§ **Requirements**:
Count every line below in which "this" occurs, then give only the count.
•••••
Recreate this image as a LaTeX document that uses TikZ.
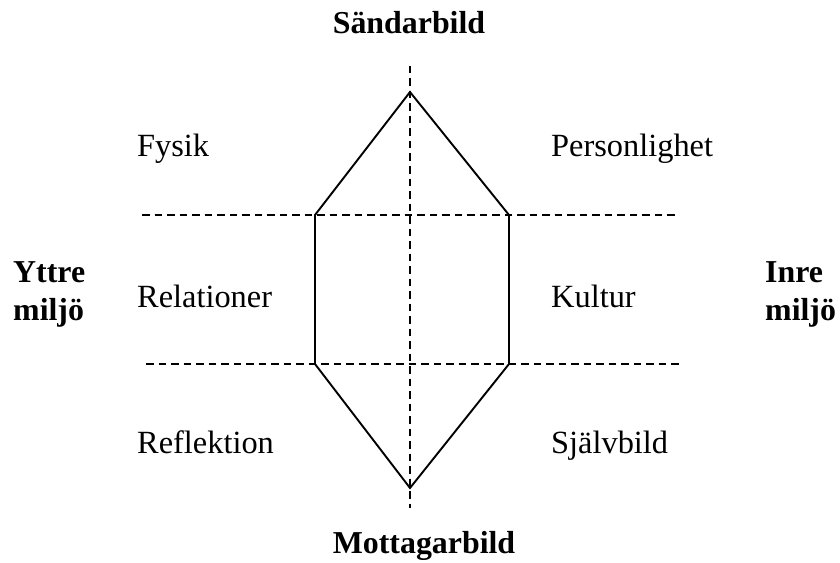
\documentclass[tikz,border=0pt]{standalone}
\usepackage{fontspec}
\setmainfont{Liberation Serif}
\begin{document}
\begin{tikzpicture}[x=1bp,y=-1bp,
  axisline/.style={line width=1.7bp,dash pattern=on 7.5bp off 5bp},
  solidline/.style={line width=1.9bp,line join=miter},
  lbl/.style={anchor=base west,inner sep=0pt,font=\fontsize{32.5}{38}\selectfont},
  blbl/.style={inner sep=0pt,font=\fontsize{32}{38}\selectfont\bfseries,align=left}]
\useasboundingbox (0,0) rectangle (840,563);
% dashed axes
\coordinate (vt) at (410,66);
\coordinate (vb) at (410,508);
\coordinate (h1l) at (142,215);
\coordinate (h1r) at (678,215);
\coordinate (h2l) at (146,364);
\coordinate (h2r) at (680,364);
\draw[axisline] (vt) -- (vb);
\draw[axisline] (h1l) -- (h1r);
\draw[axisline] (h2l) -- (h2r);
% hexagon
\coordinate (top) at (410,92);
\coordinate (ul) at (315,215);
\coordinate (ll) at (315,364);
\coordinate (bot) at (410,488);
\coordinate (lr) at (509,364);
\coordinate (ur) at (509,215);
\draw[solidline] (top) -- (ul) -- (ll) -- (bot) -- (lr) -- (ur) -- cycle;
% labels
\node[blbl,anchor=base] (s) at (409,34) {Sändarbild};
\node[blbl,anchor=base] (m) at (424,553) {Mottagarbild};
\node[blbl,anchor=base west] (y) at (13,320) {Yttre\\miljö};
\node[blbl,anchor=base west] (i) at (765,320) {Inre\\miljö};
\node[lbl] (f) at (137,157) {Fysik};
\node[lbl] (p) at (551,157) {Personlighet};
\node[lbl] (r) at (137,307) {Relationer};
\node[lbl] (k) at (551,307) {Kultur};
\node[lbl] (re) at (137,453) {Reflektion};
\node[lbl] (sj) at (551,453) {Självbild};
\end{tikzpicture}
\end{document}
•••••
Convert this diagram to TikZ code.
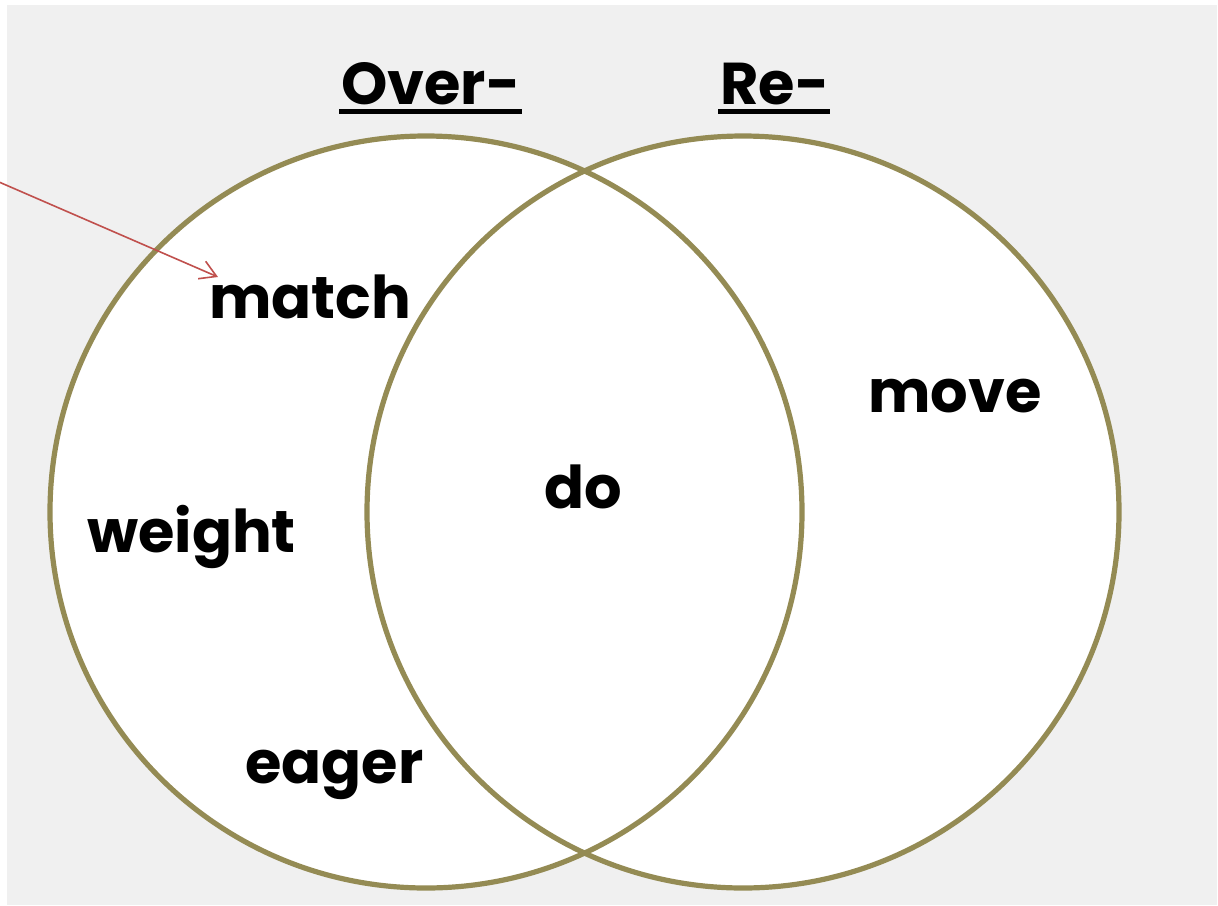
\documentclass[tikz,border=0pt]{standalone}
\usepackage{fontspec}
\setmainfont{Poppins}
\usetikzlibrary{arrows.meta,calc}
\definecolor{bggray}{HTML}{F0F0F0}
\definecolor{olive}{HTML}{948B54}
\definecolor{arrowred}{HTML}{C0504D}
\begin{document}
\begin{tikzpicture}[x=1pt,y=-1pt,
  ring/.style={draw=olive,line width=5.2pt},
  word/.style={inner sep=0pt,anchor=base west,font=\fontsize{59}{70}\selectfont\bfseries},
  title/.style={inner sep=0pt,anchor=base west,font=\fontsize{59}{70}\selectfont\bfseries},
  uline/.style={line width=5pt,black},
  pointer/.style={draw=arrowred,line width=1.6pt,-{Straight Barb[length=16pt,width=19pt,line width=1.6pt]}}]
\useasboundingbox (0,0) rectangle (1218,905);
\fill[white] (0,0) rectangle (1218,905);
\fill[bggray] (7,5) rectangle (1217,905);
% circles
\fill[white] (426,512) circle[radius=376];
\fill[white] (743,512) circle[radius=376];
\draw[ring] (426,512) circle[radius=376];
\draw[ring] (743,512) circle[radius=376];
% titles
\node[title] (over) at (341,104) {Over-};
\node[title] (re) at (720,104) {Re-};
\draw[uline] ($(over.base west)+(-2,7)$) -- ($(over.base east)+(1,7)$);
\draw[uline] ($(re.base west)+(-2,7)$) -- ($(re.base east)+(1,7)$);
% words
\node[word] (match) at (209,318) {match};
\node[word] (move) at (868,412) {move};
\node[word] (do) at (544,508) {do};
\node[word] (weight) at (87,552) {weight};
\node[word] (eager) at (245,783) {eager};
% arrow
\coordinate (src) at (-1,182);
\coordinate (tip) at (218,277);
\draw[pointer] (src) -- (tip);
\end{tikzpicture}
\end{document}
•••••
§ **The answer**:
2